Zipline or Stepping Stones?


You’re standing at the edge of a stream. You need to get to the other side, and getting wet isn’t an option. You scan the area and see two possible ways across. There’s a zipline stretched overhead its fast, direct, clearly built for this specific crossing. Or there’s a line of stepping stones that would require a series of careful hops. Both paths could work.

Most of us instinctively lean toward the stepping stones. Small steps feel safer. You stay close to the water. You control each move. But every hop still carries risk. The rocks could be slick. You could lose your balance halfway across.

The zipline feels bolder. It’s higher. It’s faster. If something fails, it fails quickly. But it was engineered for one job: getting you across the stream.

IT operations teams face this exact decision every time they plan a major change. Do we take one big swing, or do we break it into a series of smaller ones?

The Risk We Don’t Talk About Enough

When I think about this scenario, I keep coming back to one word: exposure.

Not impact. Not optics. Exposure.

Incremental changes feel safer at first. But over time, they often leave us living in an in-between architecture. Temporary routing logic, temporary firewall rules, temporary exceptions — these transitional states introduce complexity. And complexity is where risk tends to hide.

The longer we remain in that hybrid state, the more fragile things can become. Temporary has a way of sticking around. That’s not just operational overhead — it’s technical debt in disguise.

It’s Not Just Technical Risk

There’s also a human side that rarely makes it into risk registers.

Change fatigue is real. Stakeholders get tired of repeated disruption. Engineers context-switch between projects. Subject matter experts aren’t always available during every incremental window. Over time, momentum fades and attention drops.

Ten small changes may feel manageable on their own. But ten change windows mean ten coordination cycles, ten communication efforts, and ten opportunities for something small to go wrong.
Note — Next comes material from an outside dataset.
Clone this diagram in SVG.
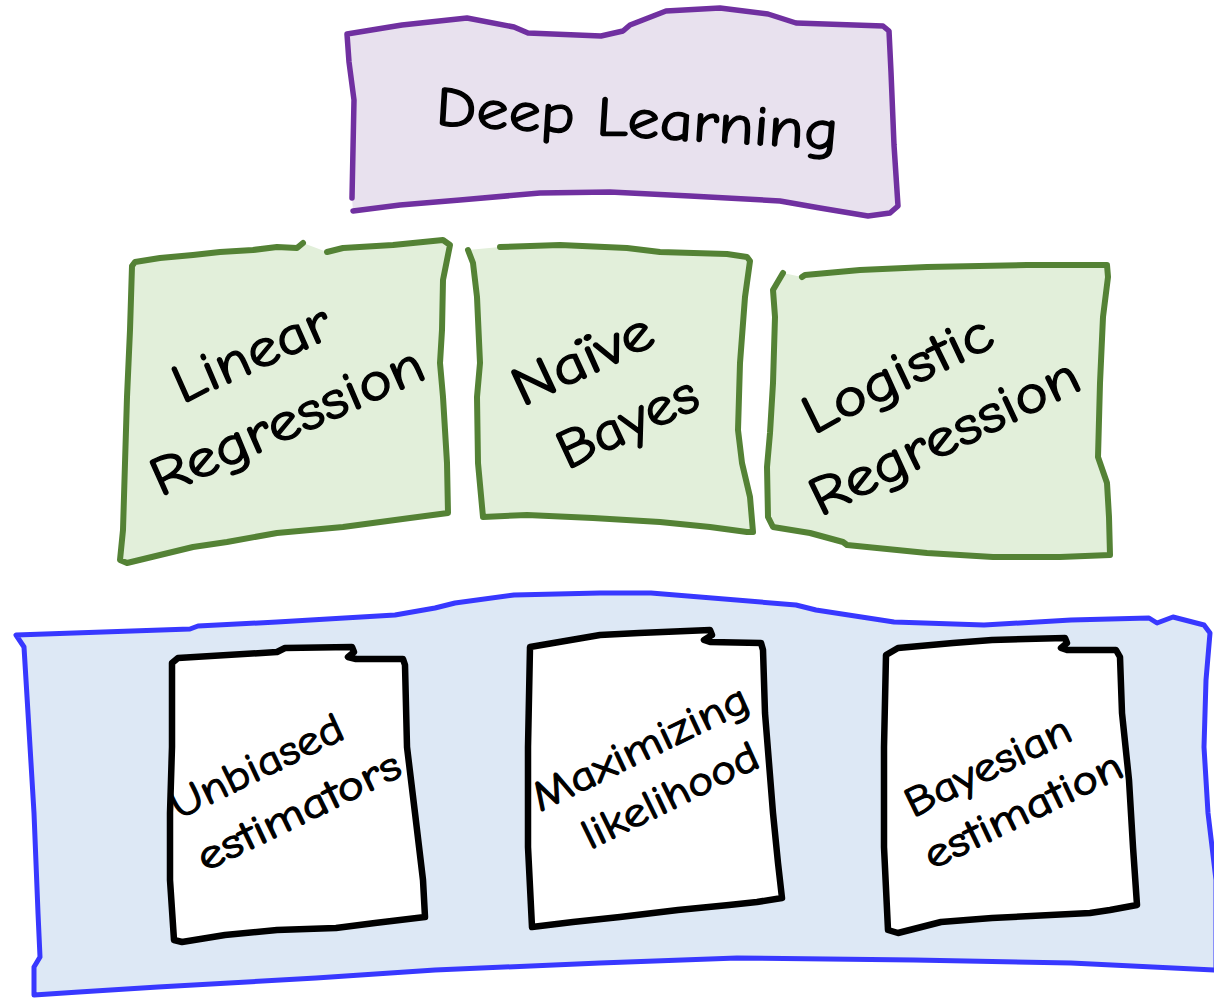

Each additional hop across the stones is another roll of the dice.

Big Doesn’t Mean Reckless

I’ve always liked this quote:

“A goal without a plan is just a wish.” — Antoine de Saint-Exupéry

A large change without planning is reckless. But a large change backed by disciplined engineering, structured testing, clear rollback paths, and coordinated communication is something very different. It’s intentional.

Strong teams don’t rely on hope when executing major changes. They design their deployments carefully. They validate assumptions. They prepare recovery plans. They align stakeholders ahead of time.

A zipline isn’t risky simply because it’s fast. It’s risky if it’s poorly built.

The Real Question

The decision isn’t really about whether the change is big or small. It’s about whether the intermediate state introduces more risk than the final state. It’s about whether stretching a transition over time increases total exposure. It’s about how long you’re willing to live halfway across the stream.

Sometimes incremental change is the right move. But sometimes the safest approach is to engineer the zipline properly, swing across with focus, and get out of the water.

The true risk isn’t the size of the change. It’s how long you choose to remain exposed.